Hardee divided his intermediate line of trenches and strong points into three sectors. On the right, to garrison two and a half miles of front from the Savannah River to the Central of Georgia railway, he put 2,000 militia and twenty cannon under Major General Gustavus W. Smith. On the far left, covering a seven-mile stretch anchored on the Little Ogeechee River, were 4,000 men (and thirty-two guns) commanded by Brigadier General Hugh W. Mercer, who was superseded today by Major General Ambrose R. Wright, presumably recovered from his earlier power tussle with Governor Brown. The units under Wright were a mix of veterans, militia, and local defense outfits. Holding down the four critical miles in the center were 4,000 mostly veteran soldiers under Major General Lafayette McLaws. Backing him up were twenty-nine cannon of various calibers. A land approach from the south was deemed impossible because of the extensive swamps; vessels attempting to penetrate the lower barrier through its various streams or small rivers would encounter powerful detached batteries at critical choke points.

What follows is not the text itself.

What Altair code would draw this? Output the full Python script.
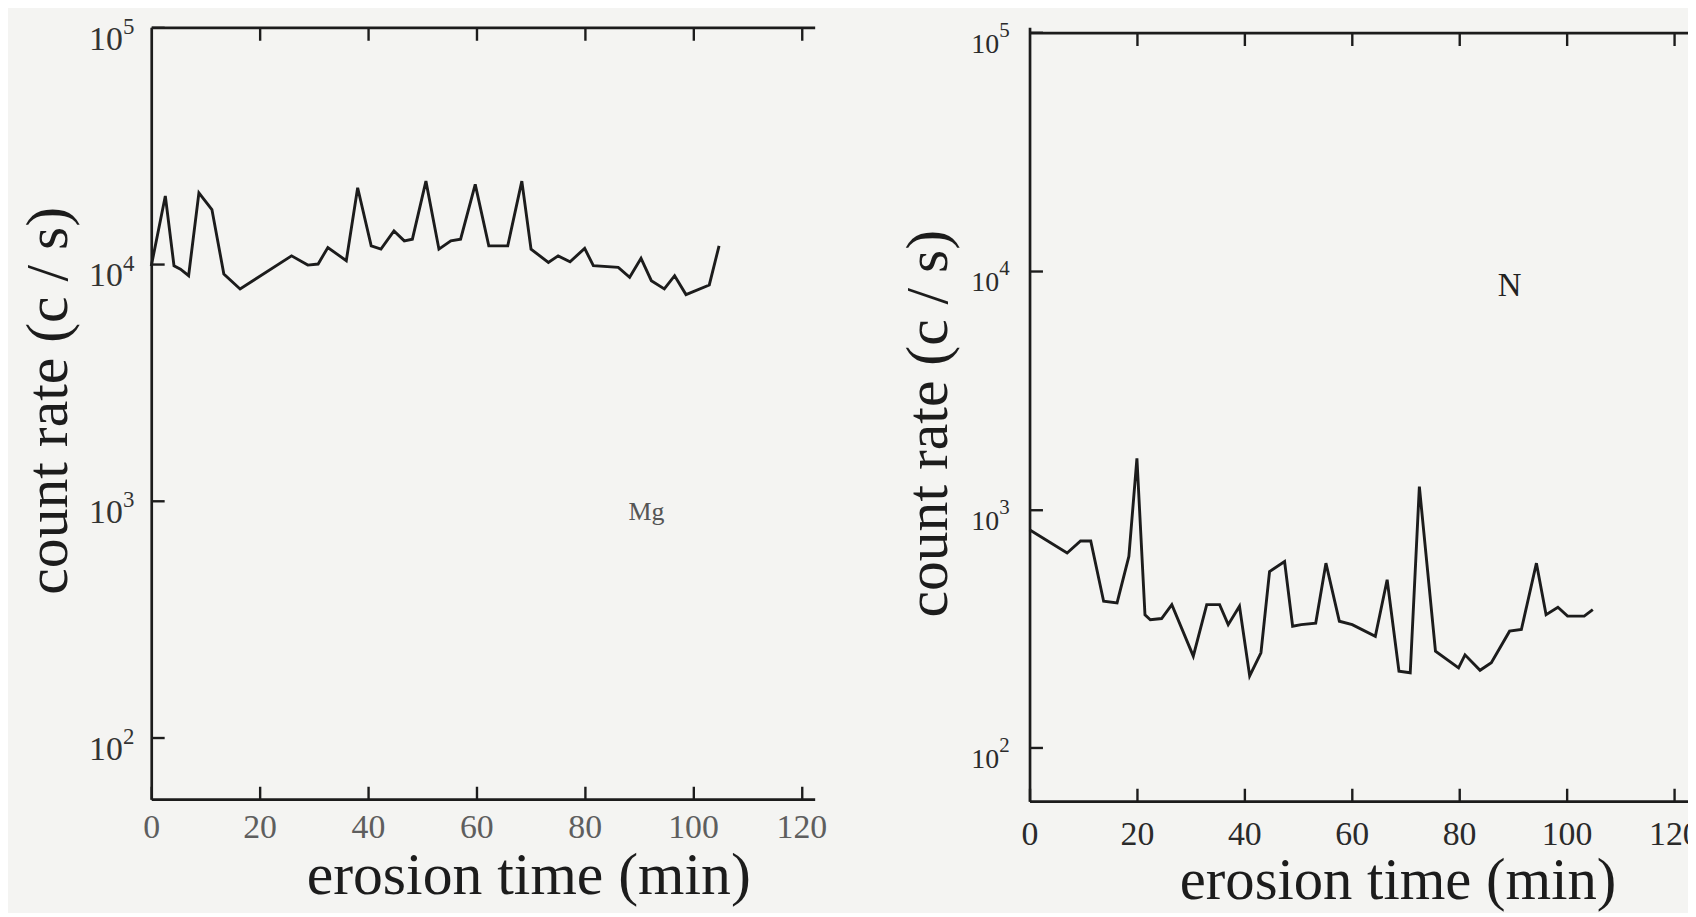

In situation reports dispatched today to General Beauregard, Hardee said that the “enemy is in heavy force all along my front.” He noted that there was skirmish and “artillery firing throughout the day,” and feared that he might, at any moment, “expect a determined attack.” Hardee also informed Beauregard that every soldier in the city’s gar
rison was at his post on the front. Said the lieutenant general: “I have not a reserve.”